(Given request):
Would you pull out every line of the material that contains the string "this"?

(Supplied data):
——————————
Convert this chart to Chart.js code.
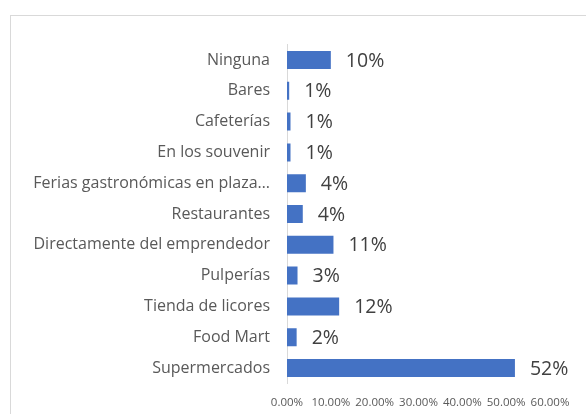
<!DOCTYPE html>
<html>
<head>
<meta charset="utf-8">
<script src="https://cdn.jsdelivr.net/npm/chart.js@4.4.0/dist/chart.umd.min.js"></script>
<style>
  html, body { margin: 0; padding: 0; background: #fff; }
  #wrap { position: relative; width: 586px; height: 414px; overflow: hidden; }
  #frame { position: absolute; left: 10px; top: 15px; width: 700px; height: 500px; border-left: 1px solid #d9d9d9; border-top: 1px solid #d9d9d9; box-sizing: border-box; }
  canvas { position: absolute; left: 0; top: 0; }
</style>
</head>
<body>
<div id="wrap">
  <div id="frame"></div>
  <canvas id="c" width="586" height="414"></canvas>
</div>
<script>
const categories = ["Ninguna", "Bares", "Cafeterías", "En los souvenir", "Ferias gastronómicas en plaza…", "Restaurantes", "Directamente del emprendedor", "Pulperías", "Tienda de licores", "Food Mart", "Supermercados"];
const values = [10.0, 0.5, 0.8, 0.8, 4.3, 3.6, 10.6, 2.4, 11.9, 2.2, 52.0];
const valueLabels = ["10%", "1%", "1%", "1%", "4%", "4%", "11%", "3%", "12%", "2%", "52%"];
const xTicks = ["0.00%", "10.00%", "20.00%", "30.00%", "40.00%", "50.00%", "60.00%"];

const FONT = "'Open Sans', 'Noto Sans', sans-serif";

const valueLabelPlugin = {
  id: 'valueLabels',
  afterDatasetsDraw(chart) {
    const ctx = chart.ctx;
    const meta = chart.getDatasetMeta(0);
    ctx.save();
    ctx.font = "19.5px " + FONT;
    ctx.fillStyle = "#404040";
    ctx.textAlign = "left";
    ctx.textBaseline = "middle";
    meta.data.forEach((bar, i) => {
      ctx.fillText(valueLabels[i], bar.x + 15, bar.y + 1);
    });
    ctx.restore();
  }
};

new Chart(document.getElementById('c'), {
  type: 'bar',
  data: {
    labels: categories,
    datasets: [{
      data: values,
      backgroundColor: '#4472C4',
      borderWidth: 0,
      barPercentage: 0.585,
      categoryPercentage: 1.0
    }]
  },
  options: {
    indexAxis: 'y',
    responsive: false,
    animation: false,
    devicePixelRatio: 1,
    layout: { padding: { top: 44.6, right: 36, bottom: 5, left: 0 } },
    plugins: { legend: { display: false }, tooltip: { enabled: false } },
    scales: {
      x: {
        min: 0, max: 60,
        grid: { display: false, drawTicks: false },
        border: { display: false },
        ticks: {
          stepSize: 10,
          padding: 12,
          color: '#595959',
          font: { family: FONT, size: 11.5 },
          maxRotation: 0,
          autoSkip: false,
          callback: (v, i) => xTicks[i]
        },
        afterFit(scale) { scale.height = 25.6; }
      },
      y: {
        grid: { display: false, drawTicks: false },
        border: { display: true, color: '#d9d9d9', width: 1 },
        ticks: {
          padding: 17,
          color: '#595959',
          font: { family: FONT, size: 16 },
          autoSkip: false
        },
        afterFit(scale) { scale.width = 287; }
      }
    }
  },
  plugins: [valueLabelPlugin]
});
</script>
</body>
</html>
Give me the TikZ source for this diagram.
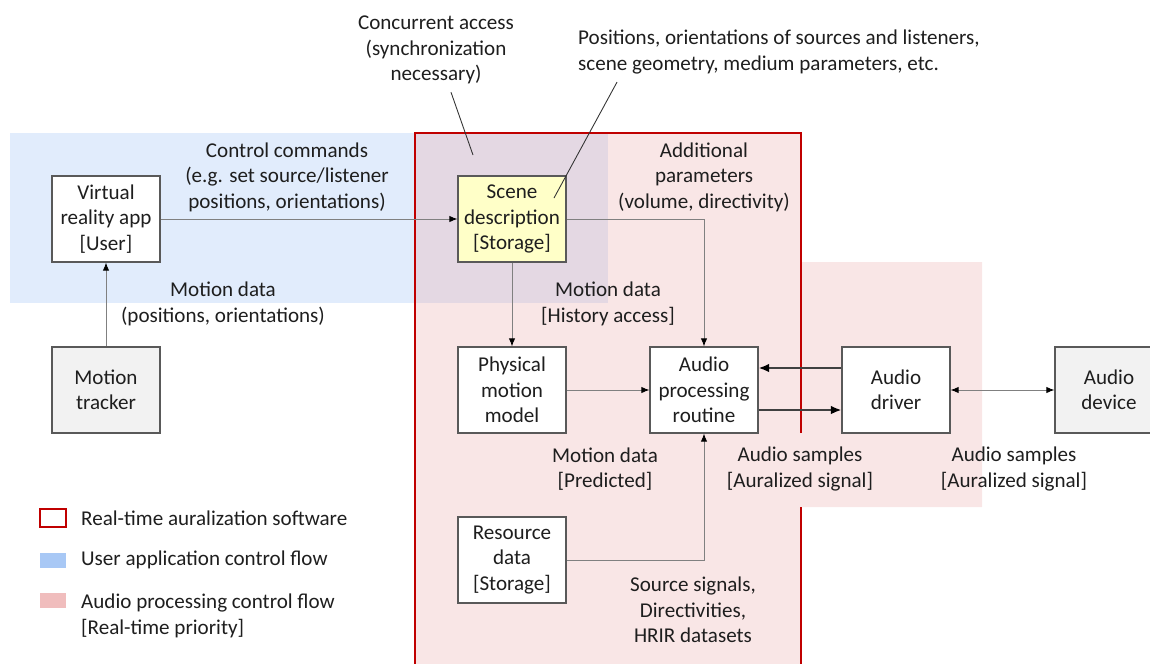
\documentclass[tikz,border=0pt]{standalone}
\usepackage{fontspec}
\setmainfont{Carlito}
\usepackage{tikz}
\usepackage{xcolor}
\usetikzlibrary{shapes,arrows,arrows.meta,positioning,calc}
\definecolor{swRed}{RGB}{192,0,0}
\definecolor{userBlue}{RGB}{168,200,245}
\definecolor{audioPink}{RGB}{236,172,172}
\definecolor{boxGray}{RGB}{89,89,89}
\definecolor{sceneYellow}{RGB}{255,255,200}
\definecolor{devGray}{RGB}{242,242,242}
\definecolor{txtGray}{RGB}{30,30,30}

\begin{document}
\begin{tikzpicture}[x=0.02cm, y=-0.02cm,
    every node/.style={font=\fontsize{12}{14.5}\selectfont, text=txtGray, align=center},
    block/.style={draw=boxGray, line width=0.7pt, fill=white, minimum width=2.16cm, minimum height=1.72cm, inner sep=1pt},
    flow/.style={draw=gray, line width=0.5pt, -{Latex[length=4.5pt,width=3.6pt,color=black]}},
    twoflow/.style={draw=gray, line width=0.5pt, {Latex[length=4.5pt,width=3.6pt,color=black]}-{Latex[length=4.5pt,width=3.6pt,color=black]}},
    bigflow/.style={draw=black!75, line width=1.1pt, -{Latex[length=6pt,width=5pt,color=black]}},
    leader/.style={draw=black!80, line width=0.5pt}]
    \useasboundingbox (0,0) rectangle (1150,663);
    % regions
    \fill[userBlue, opacity=0.35] (10,133) rectangle (608,303);
    \fill[audioPink, opacity=0.3] (415,133) -- (801,133) -- (801,262) -- (982,262) -- (982,507)
        -- (801,507) -- (801,690) -- (415,690) -- cycle;
    \draw[swRed, line width=1.6pt] (801,433) -- (801,133) -- (415,133) -- (415,690);
    \draw[swRed, line width=1.6pt] (801,507) -- (801,690);
    % blocks
    \node[block] (vrapp) at (106,219) {Virtual\\reality app\\{[User]}};
    \node[block, fill=devGray] (tracker) at (106,390) {Motion\\tracker};
    \node[block, fill=sceneYellow] (scene) at (512,219) {Scene\\description\\{[Storage]}};
    \node[block] (physical) at (512,390) {Physical\\motion\\model};
    \node[block] (routine) at (704,390) {Audio\\processing\\routine};
    \node[block] (driver) at (896,390) {Audio\\driver};
    \node[block, fill=devGray] (device) at (1109,390) {Audio\\device};
    \node[block] (resource) at (512,560) {Resource\\data\\{[Storage]}};
    % labels
    \node (ctrlcmd) at (287,177) {Control commands\\(e.g. set source/listener\\positions, orientations)};
    \node (motionusr) at (223,304) {Motion data\\(positions, orientations)};
    \node (concur) at (436,50) {Concurrent access\\(synchronization\\necessary)};
    \node[align=left] (posit) at (779,52) {Positions, orientations of sources and listeners,\\scene geometry, medium parameters, etc.};
    \node (addparam) at (704,177) {Additional\\parameters\\(volume, directivity)};
    \node (history) at (608,304) {Motion data\\{[History access]}};
    \node (predicted) at (605,469) {Motion data\\{[Predicted]}};
    \node (samplesA) at (800,469) {Audio samples\\{[Auralized signal]}};
    \node (samplesB) at (1014,469) {Audio samples\\{[Auralized signal]}};
    \node (srcsig) at (693,610) {Source signals,\\Directivities,\\HRIR datasets};
    % leaders
    \coordinate (concurtip) at (473,155);
    \coordinate (positip) at (554,198);
    \draw[leader] ($(concur.south)+(15,2)$) -- (concurtip);
    \draw[leader] ($(posit.south west)+(45,2)$) -- (positip);
    % connectors
    \draw[flow] (tracker.north) -- (vrapp.south);
    \draw[flow] (vrapp.east) -- (scene.west);
    \draw[flow] (scene.south) -- (physical.north);
    \draw[flow] (scene.east) -| (routine.north);
    \draw[flow] (physical.east) -- (routine.west);
    \draw[flow] (resource.east) -| (routine.south);
    \draw[bigflow] ($(driver.west)+(0,-22)$) -- ($(routine.east)+(0,-22)$);
    \draw[bigflow] ($(routine.east)+(0,20)$) -- ($(driver.west)+(0,20)$);
    \draw[twoflow] (driver.east) -- (device.west);
    % legend
    \node[draw=swRed, line width=1.2pt, minimum width=0.52cm, minimum height=0.36cm, inner sep=0pt] (legsw) at (53,518) {};
    \node[fill=userBlue, minimum width=0.52cm, minimum height=0.3cm, inner sep=0pt] (legusr) at (53,560) {};
    \node[fill=audioPink, opacity=0.8, minimum width=0.52cm, minimum height=0.3cm, inner sep=0pt] (legaud) at (53,600) {};
    \node[anchor=west, align=left] (legswtxt) at (75,518) {Real-time auralization software};
    \node[anchor=west, align=left] (legusrtxt) at (75,560) {User application control flow};
    \node[anchor=north west, align=left] (legaudtxt) at (75,588) {Audio processing control flow\\{[Real-time priority]}};
\end{tikzpicture}
\end{document}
——————————
(The answer):
Convert this chart to Chart.js code.
Give me the TikZ source for this diagram.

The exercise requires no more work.